■ **Problem to work on**:
Could you retype the lines below, starting at the line holding "Emit a Python" and stopping at the line holding "color='#92CDDC', edgecolor='#8DB4E2', linewidth=1.5, zorder=2)", inclusive? Copy them exactly and drop the images.

■ **Listed entries**:
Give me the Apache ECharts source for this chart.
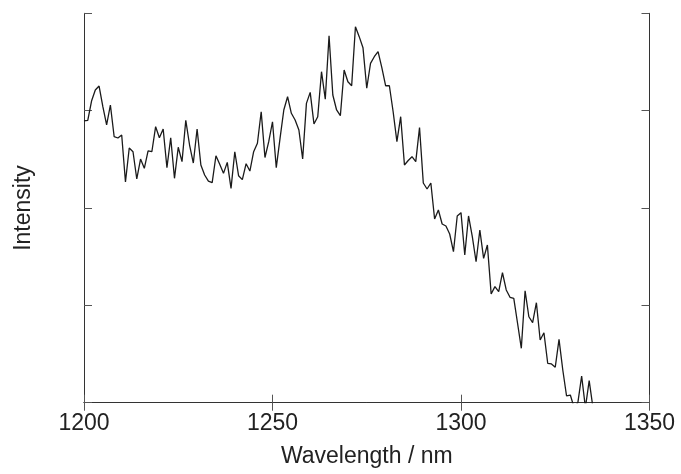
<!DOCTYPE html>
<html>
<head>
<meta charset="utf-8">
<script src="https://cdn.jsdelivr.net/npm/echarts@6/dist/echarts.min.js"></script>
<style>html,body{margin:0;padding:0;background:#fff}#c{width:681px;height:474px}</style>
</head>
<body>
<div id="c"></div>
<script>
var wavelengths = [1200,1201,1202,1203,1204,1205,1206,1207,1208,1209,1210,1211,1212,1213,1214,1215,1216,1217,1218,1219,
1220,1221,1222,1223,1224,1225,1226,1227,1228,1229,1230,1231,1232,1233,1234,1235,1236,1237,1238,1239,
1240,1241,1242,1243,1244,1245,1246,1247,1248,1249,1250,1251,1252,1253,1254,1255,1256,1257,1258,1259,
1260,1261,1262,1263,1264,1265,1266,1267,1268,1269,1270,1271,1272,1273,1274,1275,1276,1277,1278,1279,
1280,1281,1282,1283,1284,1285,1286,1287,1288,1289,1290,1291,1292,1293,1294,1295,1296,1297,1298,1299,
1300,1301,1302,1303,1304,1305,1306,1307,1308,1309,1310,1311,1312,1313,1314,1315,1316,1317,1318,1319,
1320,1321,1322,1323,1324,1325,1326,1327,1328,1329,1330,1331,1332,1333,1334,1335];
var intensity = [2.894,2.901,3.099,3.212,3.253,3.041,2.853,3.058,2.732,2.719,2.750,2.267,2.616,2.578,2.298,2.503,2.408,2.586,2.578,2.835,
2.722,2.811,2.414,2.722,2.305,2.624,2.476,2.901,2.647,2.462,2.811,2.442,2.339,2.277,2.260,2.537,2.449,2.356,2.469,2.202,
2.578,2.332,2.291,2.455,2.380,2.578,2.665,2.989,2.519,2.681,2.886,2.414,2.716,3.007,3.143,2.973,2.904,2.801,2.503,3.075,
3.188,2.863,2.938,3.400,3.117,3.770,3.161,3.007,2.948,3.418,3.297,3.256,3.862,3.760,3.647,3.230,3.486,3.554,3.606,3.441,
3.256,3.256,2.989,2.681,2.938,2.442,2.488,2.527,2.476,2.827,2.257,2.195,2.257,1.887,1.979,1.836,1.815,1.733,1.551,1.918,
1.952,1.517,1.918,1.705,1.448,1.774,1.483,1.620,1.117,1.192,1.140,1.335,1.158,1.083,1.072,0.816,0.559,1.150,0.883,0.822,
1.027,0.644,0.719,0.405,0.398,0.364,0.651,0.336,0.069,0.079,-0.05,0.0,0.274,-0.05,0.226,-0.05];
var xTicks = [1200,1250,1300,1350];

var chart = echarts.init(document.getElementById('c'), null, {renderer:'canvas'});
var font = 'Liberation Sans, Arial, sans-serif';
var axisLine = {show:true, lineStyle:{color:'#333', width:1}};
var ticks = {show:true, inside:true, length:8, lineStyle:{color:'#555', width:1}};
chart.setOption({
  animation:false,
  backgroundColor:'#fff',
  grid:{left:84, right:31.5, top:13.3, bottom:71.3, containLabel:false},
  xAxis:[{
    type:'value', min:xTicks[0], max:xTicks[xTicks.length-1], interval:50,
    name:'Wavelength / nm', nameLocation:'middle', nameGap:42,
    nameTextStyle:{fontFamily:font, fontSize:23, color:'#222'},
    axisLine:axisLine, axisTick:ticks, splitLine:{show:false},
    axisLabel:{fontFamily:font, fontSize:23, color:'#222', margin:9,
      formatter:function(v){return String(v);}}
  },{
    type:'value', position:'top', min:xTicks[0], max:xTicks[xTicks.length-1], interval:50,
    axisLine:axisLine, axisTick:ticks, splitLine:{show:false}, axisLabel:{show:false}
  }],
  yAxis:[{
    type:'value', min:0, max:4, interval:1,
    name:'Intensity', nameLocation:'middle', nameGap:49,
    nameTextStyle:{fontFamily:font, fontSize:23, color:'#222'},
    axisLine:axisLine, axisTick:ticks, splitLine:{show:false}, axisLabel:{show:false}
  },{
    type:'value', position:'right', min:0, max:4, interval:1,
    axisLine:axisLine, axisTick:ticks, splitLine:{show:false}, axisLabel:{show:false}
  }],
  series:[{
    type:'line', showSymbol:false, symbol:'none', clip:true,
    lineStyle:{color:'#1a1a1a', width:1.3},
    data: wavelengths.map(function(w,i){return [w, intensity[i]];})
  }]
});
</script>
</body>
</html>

...

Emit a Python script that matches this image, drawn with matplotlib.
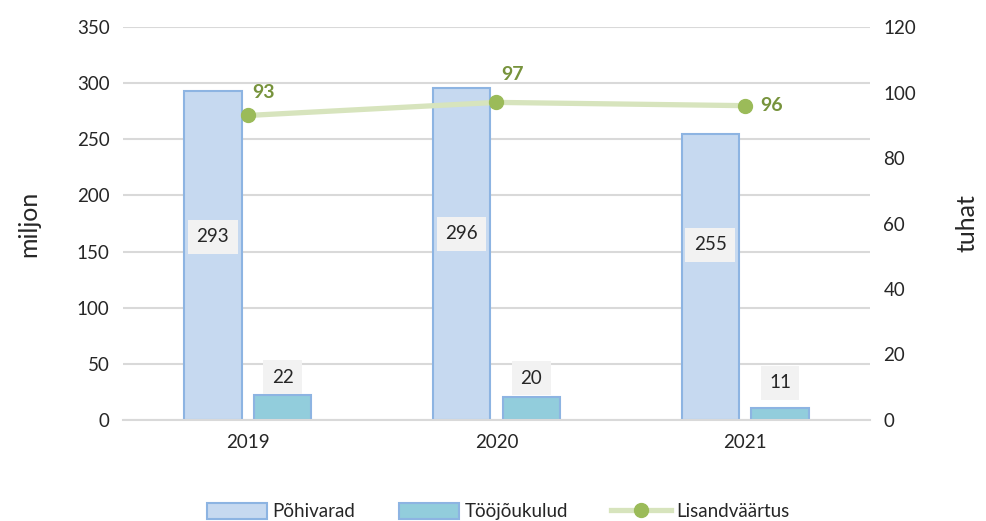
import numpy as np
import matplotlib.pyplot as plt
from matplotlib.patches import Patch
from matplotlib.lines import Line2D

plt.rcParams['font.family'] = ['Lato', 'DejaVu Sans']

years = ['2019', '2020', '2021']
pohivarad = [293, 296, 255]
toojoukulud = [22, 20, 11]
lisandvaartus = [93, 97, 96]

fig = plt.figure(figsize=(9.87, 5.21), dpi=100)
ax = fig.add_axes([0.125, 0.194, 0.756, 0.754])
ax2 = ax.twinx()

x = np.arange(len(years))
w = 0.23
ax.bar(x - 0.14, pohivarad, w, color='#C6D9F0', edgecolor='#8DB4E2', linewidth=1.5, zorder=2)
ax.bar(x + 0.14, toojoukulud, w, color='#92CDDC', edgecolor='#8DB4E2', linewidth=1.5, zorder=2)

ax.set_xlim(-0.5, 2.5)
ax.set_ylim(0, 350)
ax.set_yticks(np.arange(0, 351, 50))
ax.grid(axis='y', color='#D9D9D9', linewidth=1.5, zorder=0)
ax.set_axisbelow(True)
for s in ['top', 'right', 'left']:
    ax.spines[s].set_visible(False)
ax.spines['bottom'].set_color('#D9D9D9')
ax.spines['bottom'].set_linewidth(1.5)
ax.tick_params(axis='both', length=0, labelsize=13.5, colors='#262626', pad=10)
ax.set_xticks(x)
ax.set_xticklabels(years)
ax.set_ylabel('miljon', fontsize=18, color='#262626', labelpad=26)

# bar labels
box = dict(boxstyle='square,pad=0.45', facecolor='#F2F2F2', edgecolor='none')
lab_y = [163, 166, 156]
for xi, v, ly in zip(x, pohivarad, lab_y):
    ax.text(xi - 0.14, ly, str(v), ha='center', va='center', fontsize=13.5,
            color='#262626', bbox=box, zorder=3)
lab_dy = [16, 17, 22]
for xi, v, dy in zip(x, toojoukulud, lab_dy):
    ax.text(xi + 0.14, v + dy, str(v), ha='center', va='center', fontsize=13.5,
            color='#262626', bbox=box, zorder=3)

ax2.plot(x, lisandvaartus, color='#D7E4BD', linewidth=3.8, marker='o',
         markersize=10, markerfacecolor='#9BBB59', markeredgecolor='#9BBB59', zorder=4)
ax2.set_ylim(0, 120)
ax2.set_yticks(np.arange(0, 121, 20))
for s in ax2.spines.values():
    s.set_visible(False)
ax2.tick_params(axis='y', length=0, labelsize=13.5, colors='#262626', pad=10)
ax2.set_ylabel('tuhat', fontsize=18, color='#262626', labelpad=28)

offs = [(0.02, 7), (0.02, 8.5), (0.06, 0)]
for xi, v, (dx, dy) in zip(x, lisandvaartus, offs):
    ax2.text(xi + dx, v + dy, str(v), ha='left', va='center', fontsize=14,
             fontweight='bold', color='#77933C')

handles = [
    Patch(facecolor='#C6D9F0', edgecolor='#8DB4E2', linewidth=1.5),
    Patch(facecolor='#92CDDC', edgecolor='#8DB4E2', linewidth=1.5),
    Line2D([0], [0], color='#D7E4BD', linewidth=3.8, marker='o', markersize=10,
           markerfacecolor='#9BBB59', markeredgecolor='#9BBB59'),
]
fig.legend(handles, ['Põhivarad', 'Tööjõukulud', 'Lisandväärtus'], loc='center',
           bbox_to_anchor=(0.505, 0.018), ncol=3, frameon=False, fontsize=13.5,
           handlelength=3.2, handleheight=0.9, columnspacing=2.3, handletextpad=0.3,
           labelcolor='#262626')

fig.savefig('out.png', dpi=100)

■ **The completed task**:
Emit a Python script that matches this image, drawn with matplotlib.
import numpy as np
import matplotlib.pyplot as plt
from matplotlib.patches import Patch
from matplotlib.lines import Line2D

plt.rcParams['font.family'] = ['Lato', 'DejaVu Sans']

years = ['2019', '2020', '2021']
pohivarad = [293, 296, 255]
toojoukulud = [22, 20, 11]
lisandvaartus = [93, 97, 96]

fig = plt.figure(figsize=(9.87, 5.21), dpi=100)
ax = fig.add_axes([0.125, 0.194, 0.756, 0.754])
ax2 = ax.twinx()

x = np.arange(len(years))
w = 0.23
ax.bar(x - 0.14, pohivarad, w, color='#C6D9F0', edgecolor='#8DB4E2', linewidth=1.5, zorder=2)
ax.bar(x + 0.14, toojoukulud, w, color='#92CDDC', edgecolor='#8DB4E2', linewidth=1.5, zorder=2)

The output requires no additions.